Curieux flashback
Cette semaine, dans la paracha de « A’harei Mot », la Torah reprend le récit de la mort tragique des deux fils aînés d’Aharon, lorsqu’ils pénétrèrent dans le Saint des Saints le jour de l’inauguration du Sanctuaire pour y faire une offrande d’encens. Cela a été lu il y a deux semaines, dans la paracha de « Chemini » qui relata que D.ieu ordonna alors que désormais un Cohen ne pourrait pas accomplir son sacerdoce en état d’ébriété, ce qui avait été le cas des deux frères défunts qui avaient bu du vin avant de faire leur offrande.
La semaine dernière nous avons lu les deux sections conjointes de « Tazria » et « Metsora » qui traitaient principalement des causes les plus importantes d’impureté rituelle, en premier lieu desquelles la « lèpre » biblique qui découle de la médisance.
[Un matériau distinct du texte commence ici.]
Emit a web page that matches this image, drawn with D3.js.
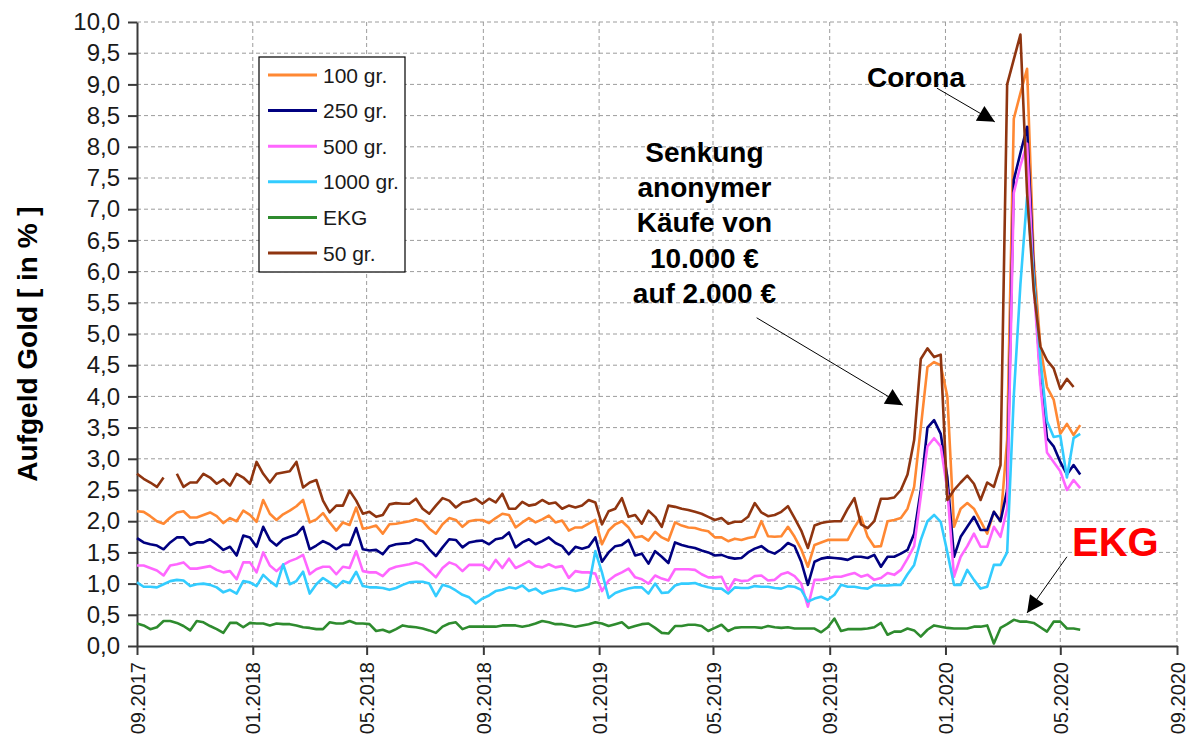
<!DOCTYPE html>
<html>
<head>
<meta charset="utf-8">
<script src="https://cdn.jsdelivr.net/npm/d3@7"></script>
<style>
body { margin: 0; background: #fff; }
svg { display: block; font-family: "Liberation Sans", Arial, sans-serif; }
.grid line { stroke: #9c9c9c; stroke-width: 1; stroke-dasharray: 4,3; }
.series { fill: none; stroke-width: 2.6; stroke-linejoin: round; }
.axis path, .axis line { stroke: #3a3a3a; stroke-width: 2; }
.axis text { fill: #1a1a1a; }
</style>
</head>
<body>
<svg width="1192" height="742"></svg>
<script>
const width = 1192;
const height = 742;
const svg = d3.select("svg");

// weekly quotes, first week 01.09.2017
const firstWeek = "2017-09-01";
const axisStart = "2017-09-01";
const axisEnd = "2020-09-01";

const gr100 = [
  2.16,2.15,2.08,2.00,1.96,2.06,2.14,2.16,2.06,2.06,2.10,2.14,2.08,1.97,2.05,2.00,2.17,2.10,1.99,
  2.34,2.12,2.02,2.11,2.17,2.24,2.34,1.98,2.03,2.13,1.98,1.85,1.98,1.94,2.22,1.88,1.90,1.93,
  1.80,1.95,1.96,1.98,2.00,2.03,2.00,1.88,1.80,1.95,2.05,2.02,1.91,2.00,2.02,2.02,1.97,2.05,
  2.12,2.10,1.90,1.98,2.05,1.98,2.03,2.09,1.98,2.01,1.85,1.90,1.90,1.96,2.02,1.63,1.85,1.95,
  2.00,1.90,1.74,1.76,1.69,1.83,1.74,1.69,1.98,1.93,1.90,1.89,1.86,1.84,1.74,1.74,1.68,1.72,1.70,
  1.73,1.75,2.00,1.76,1.75,
  1.76,1.91,1.75,1.55,1.27,1.62,1.66,1.70,1.70,1.70,1.70,1.90,2.07,1.75,1.59,1.60,2.00,2.02,2.05,
  2.20,2.55,3.50,4.47,4.55,4.50,4.00,1.91,2.20,2.29,2.20,2.00,1.80,2.15,2.00,3.30,8.45,8.86,9.25,
  6.20,4.80,4.15,3.95,3.40,3.56,3.38,3.54
];

const gr250 = [
  1.73,1.66,1.63,1.61,1.55,1.66,1.74,1.74,1.62,1.66,1.66,1.71,1.63,1.54,1.59,1.45,1.77,1.74,1.59,
  1.91,1.70,1.61,1.71,1.75,1.79,1.91,1.55,1.61,1.68,1.63,1.55,1.62,1.62,1.89,1.55,1.53,1.54,
  1.47,1.60,1.63,1.64,1.65,1.71,1.68,1.55,1.44,1.58,1.71,1.70,1.58,1.66,1.68,1.69,1.63,1.71,
  1.73,1.82,1.58,1.66,1.71,1.63,1.68,1.74,1.65,1.60,1.47,1.59,1.56,1.59,1.74,1.35,1.50,1.60,
  1.62,1.70,1.45,1.48,1.32,1.52,1.43,1.33,1.66,1.62,1.59,1.57,1.53,1.50,1.45,1.46,1.42,1.40,1.41,
  1.50,1.56,1.60,1.52,1.48,
  1.55,1.65,1.60,1.35,0.98,1.35,1.40,1.42,1.41,1.40,1.38,1.43,1.43,1.41,1.46,1.27,1.43,1.43,1.48,
  1.54,1.80,2.50,3.50,3.62,3.40,2.70,1.43,1.75,1.91,2.07,1.86,1.86,2.15,2.00,2.50,7.47,7.90,8.32,
  6.00,4.30,3.33,3.20,2.95,2.75,2.90,2.75
];

const gr500 = [
  1.29,1.29,1.25,1.21,1.13,1.29,1.31,1.34,1.24,1.24,1.26,1.28,1.22,1.18,1.20,1.07,1.34,1.34,1.18,
  1.50,1.29,1.20,1.30,1.36,1.40,1.46,1.15,1.23,1.27,1.27,1.15,1.27,1.25,1.52,1.20,1.18,1.18,
  1.12,1.23,1.27,1.29,1.31,1.34,1.30,1.20,1.10,1.25,1.34,1.30,1.20,1.30,1.30,1.30,1.22,1.38,
  1.25,1.40,1.25,1.30,1.36,1.28,1.26,1.31,1.26,1.28,1.09,1.20,1.18,1.18,1.16,0.88,1.05,1.13,
  1.18,1.24,1.10,1.07,1.00,1.13,1.08,1.05,1.23,1.23,1.23,1.22,1.15,1.10,1.10,1.11,0.89,1.07,1.04,
  1.05,1.12,1.13,1.05,1.06,
  1.15,1.18,1.12,1.00,0.63,1.06,1.06,1.08,1.11,1.11,1.14,1.17,1.11,1.14,1.06,1.09,1.17,1.14,1.22,
  1.40,1.60,2.40,3.20,3.33,3.20,2.50,1.11,1.43,1.60,1.80,1.59,1.59,1.91,1.75,2.20,7.26,7.70,8.05,
  5.80,4.20,3.10,2.95,2.80,2.50,2.66,2.53
];

const gr1000 = [
  1.02,0.95,0.95,0.94,0.99,1.04,1.06,1.05,0.96,0.99,1.00,0.98,0.94,0.86,0.90,0.84,1.04,1.02,0.96,
  1.14,1.04,0.96,1.31,0.99,1.04,1.19,0.84,0.99,1.09,1.02,0.94,1.04,1.01,1.19,0.96,0.94,0.94,
  0.93,0.90,0.93,0.98,1.02,1.03,1.03,1.00,0.80,0.98,0.95,0.89,0.82,0.78,0.68,0.76,0.81,0.88,
  0.90,0.94,0.92,0.97,0.88,0.92,0.84,0.88,0.90,0.93,0.91,0.88,0.90,0.95,1.52,1.18,0.77,0.85,
  0.89,0.92,0.94,0.94,0.84,1.00,0.85,0.86,0.97,1.00,1.00,1.01,0.97,0.94,0.92,0.92,0.84,0.94,0.93,
  0.93,0.96,0.95,0.95,0.93,
  0.92,0.96,0.95,0.90,0.71,0.76,0.79,0.74,0.82,0.98,0.95,0.95,0.93,0.92,0.98,0.97,0.97,0.98,0.98,
  1.15,1.30,1.70,2.00,2.10,1.99,1.50,0.98,0.98,1.22,1.06,0.92,0.95,1.30,1.30,1.50,4.00,5.80,7.20,
  5.90,4.60,3.60,3.35,3.37,2.70,3.33,3.40
];

const ekg = [
  0.36,0.33,0.27,0.30,0.40,0.40,0.37,0.32,0.25,0.40,0.38,0.32,0.27,0.21,0.37,0.37,0.30,0.37,0.36,
  0.36,0.33,0.36,0.35,0.35,0.33,0.30,0.29,0.27,0.27,0.38,0.36,0.36,0.40,0.36,0.36,0.35,0.24,
  0.26,0.22,0.27,0.33,0.31,0.30,0.28,0.25,0.21,0.31,0.36,0.38,0.27,0.31,0.31,0.31,0.31,0.31,
  0.33,0.33,0.33,0.31,0.33,0.36,0.40,0.38,0.35,0.35,0.33,0.31,0.33,0.35,0.38,0.36,0.32,0.35,
  0.38,0.29,0.32,0.35,0.36,0.29,0.21,0.20,0.32,0.32,0.34,0.34,0.32,0.24,0.29,0.34,0.24,0.29,0.30,
  0.30,0.30,0.29,0.32,0.30,
  0.29,0.30,0.28,0.28,0.28,0.28,0.22,0.30,0.44,0.24,0.27,0.27,0.27,0.28,0.30,0.37,0.18,0.23,0.23,
  0.28,0.25,0.15,0.26,0.33,0.31,0.29,0.28,0.28,0.28,0.31,0.31,0.33,0.04,0.29,0.35,0.42,0.39,0.39,
  0.37,0.30,0.23,0.39,0.39,0.28,0.28,0.26
];

const gr50 = [
  2.76,2.68,2.62,2.55,2.70,null,2.76,2.55,2.62,2.62,2.76,2.70,2.60,2.67,2.57,2.76,2.70,2.60,2.95,
  2.76,2.62,2.76,2.78,2.80,2.95,2.54,2.62,2.66,2.33,2.14,2.25,2.25,2.49,2.33,2.12,2.15,2.07,
  2.10,2.27,2.29,2.28,2.28,2.36,2.20,2.12,2.25,2.37,2.33,2.22,2.30,2.32,2.36,2.28,2.36,2.30,
  2.44,2.20,2.20,2.31,2.25,2.27,2.34,2.28,2.30,2.20,2.25,2.22,2.25,2.34,2.30,1.95,2.16,2.20,
  2.37,2.07,2.10,1.96,2.17,2.07,1.91,2.25,2.23,2.20,2.18,2.15,2.12,2.07,2.02,2.05,1.96,1.99,1.99,
  2.07,2.29,2.14,2.08,2.10,
  2.15,2.24,2.05,1.85,1.57,1.93,1.97,1.99,2.00,2.00,2.20,2.37,1.95,1.89,2.00,2.36,2.36,2.38,2.50,
  2.75,3.30,4.60,4.77,4.63,4.67,2.34,2.50,2.62,2.73,2.60,2.34,2.62,2.55,2.90,9.00,9.40,9.80,
  7.26,5.70,4.80,4.58,4.45,4.12,4.28,4.15,null
];

const seriesNames = ["100 gr.", "250 gr.", "500 gr.", "1000 gr.", "EKG", "50 gr."];
const seriesValues = [gr100, gr250, gr500, gr1000, ekg, gr50];
const seriesColors = ["#ff8833", "#000080", "#ff66ff", "#33ccff", "#2e8b2e", "#8f3510"];

const yTicks = d3.range(0, 10.001, 0.5);

const senkungLines = ["Senkung", "anonymer", "Käufe von", "10.000 €", "auf 2.000 €"];
const notes = [
  { lines: senkungLines, at: ["2019-04-22", 7.76], size: 28, color: "#000" },
  { lines: ["Corona"], at: ["2019-12-01", 8.96], size: 28, color: "#000" },
  { lines: ["EKG"], at: ["2020-06-28", 1.44], size: 40, color: "#ff0000" }
];
const arrows = [
  { from: ["2019-06-16", 5.26], to: ["2019-11-17", 3.86] },
  { from: ["2019-12-23", 8.94], to: ["2020-02-22", 8.40] },
  { from: ["2020-05-08", 1.43], to: ["2020-03-27", 0.53] }
];

const plot = { left: 137, right: 1177, top: 22, bottom: 646 };
const parse = d3.utcParse("%Y-%m-%d");

const x = d3.scaleUtc()
  .domain([parse(axisStart), parse(axisEnd)])
  .range([plot.left, plot.right]);
const y = d3.scaleLinear()
  .domain([0, 10])
  .range([plot.bottom, plot.top]);

const weeks = d3.range(gr100.length).map(i => d3.utcDay.offset(parse(firstWeek), 7 * i));
const xTicks = d3.utcMonth.every(4).range(parse(axisStart), d3.utcDay.offset(parse(axisEnd), 1));

const de = d3.formatLocale({ decimal: ",", thousands: ".", grouping: [3], currency: ["", " €"] });
const yFormat = de.format(".1f");

// grid
const grid = svg.append("g").attr("class", "grid");
grid.selectAll(".h")
  .data(yTicks.filter(d => d > 0))
  .enter()
  .append("line")
  .attr("x1", plot.left)
  .attr("x2", plot.right)
  .attr("y1", d => y(d))
  .attr("y2", d => y(d));
grid.selectAll(".v")
  .data(xTicks.slice(1))
  .enter()
  .append("line")
  .attr("x1", d => x(d))
  .attr("x2", d => x(d))
  .attr("y1", plot.top)
  .attr("y2", plot.bottom);

// axes
svg.append("g")
  .attr("class", "axis")
  .attr("transform", `translate(${plot.left},0)`)
  .call(d3.axisLeft(y).tickValues(yTicks).tickFormat(yFormat).tickSize(9).tickSizeOuter(0).tickPadding(8))
  .call(g => g.selectAll("text").style("font-size", "24px"));

svg.append("g")
  .attr("class", "axis")
  .attr("transform", `translate(0,${plot.bottom})`)
  .call(d3.axisBottom(x).tickValues(xTicks).tickFormat(d3.utcFormat("%m.%Y")).tickSize(9).tickSizeOuter(0))
  .call(g => g.selectAll("text")
    .style("font-size", "20px")
    .attr("transform", "rotate(-90)")
    .attr("text-anchor", "end")
    .attr("x", -16)
    .attr("y", 0)
    .attr("dy", "0.36em"));

svg.append("text")
  .attr("transform", `translate(37,${(plot.top + plot.bottom) / 2 + 10}) rotate(-90)`)
  .attr("text-anchor", "middle")
  .style("font-size", "28px")
  .style("font-weight", "bold")
  .text("Aufgeld Gold [ in % ]");

// lines
const line = d3.line()
  .defined(d => d.v != null)
  .x(d => x(d.t))
  .y(d => y(d.v));

svg.append("g")
  .selectAll("path")
  .data(seriesValues)
  .enter()
  .append("path")
  .attr("class", "series")
  .attr("stroke", (d, i) => seriesColors[i])
  .attr("d", vals => line(vals.map((v, i) => ({ t: weeks[i], v: v }))));

// annotations
svg.append("defs").append("marker")
  .attr("id", "head")
  .attr("viewBox", "0 0 10 10")
  .attr("refX", 10)
  .attr("refY", 5)
  .attr("markerUnits", "userSpaceOnUse")
  .attr("markerWidth", 22)
  .attr("markerHeight", 17)
  .attr("orient", "auto")
  .append("path")
  .attr("d", "M0,0L10,5L0,10z")
  .attr("fill", "#000");

svg.append("g")
  .selectAll("line")
  .data(arrows)
  .enter()
  .append("line")
  .attr("x1", d => x(parse(d.from[0])))
  .attr("y1", d => y(d.from[1]))
  .attr("x2", d => x(parse(d.to[0])))
  .attr("y2", d => y(d.to[1]))
  .attr("stroke", "#000")
  .attr("stroke-width", 1)
  .attr("marker-end", "url(#head)");

notes.forEach(n => {
  const t = svg.append("text")
    .attr("x", x(parse(n.at[0])))
    .attr("y", y(n.at[1]))
    .attr("text-anchor", "middle")
    .style("font-size", n.size + "px")
    .style("font-weight", "bold")
    .attr("fill", n.color);
  n.lines.forEach((l, i) => {
    t.append("tspan")
      .attr("x", x(parse(n.at[0])))
      .attr("dy", i === 0 ? 0 : 35.3)
      .text(l);
  });
});

// legend
const legend = svg.append("g").attr("transform", "translate(259,57)");
legend.append("rect")
  .attr("width", 146)
  .attr("height", 215)
  .attr("fill", "#fff")
  .attr("stroke", "#000")
  .attr("stroke-width", 1.2);
const rows = legend.selectAll(".row")
  .data(seriesNames)
  .enter()
  .append("g")
  .attr("transform", (d, i) => `translate(0,${18 + i * 35.6})`);
rows.append("line")
  .attr("x1", 9)
  .attr("x2", 58)
  .attr("stroke", (d, i) => seriesColors[i])
  .attr("stroke-width", 3);
rows.append("text")
  .attr("x", 64)
  .attr("dy", "0.36em")
  .style("font-size", "21px")
  .attr("fill", "#1a1a1a")
  .text(d => d);
</script>
</body>
</html>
Puis cette semaine la mort tragique des fils d’Aharon est de nouveau évoquée, avec une nouvelle règle : l’interdiction au grand-prêtre de pénétrer dans le Saint des Saints à toute heure, mais seulement le jour saint de Kippour.
Pourquoi cette séquence anachronique ? Pourquoi cette interruption de deux parachas pour revenir au même sujet ?
La ‘Hassidout enseigne que la Torah s’adresse en fait à deux catégories de Juifs, chacun selon la manière qui lui convient.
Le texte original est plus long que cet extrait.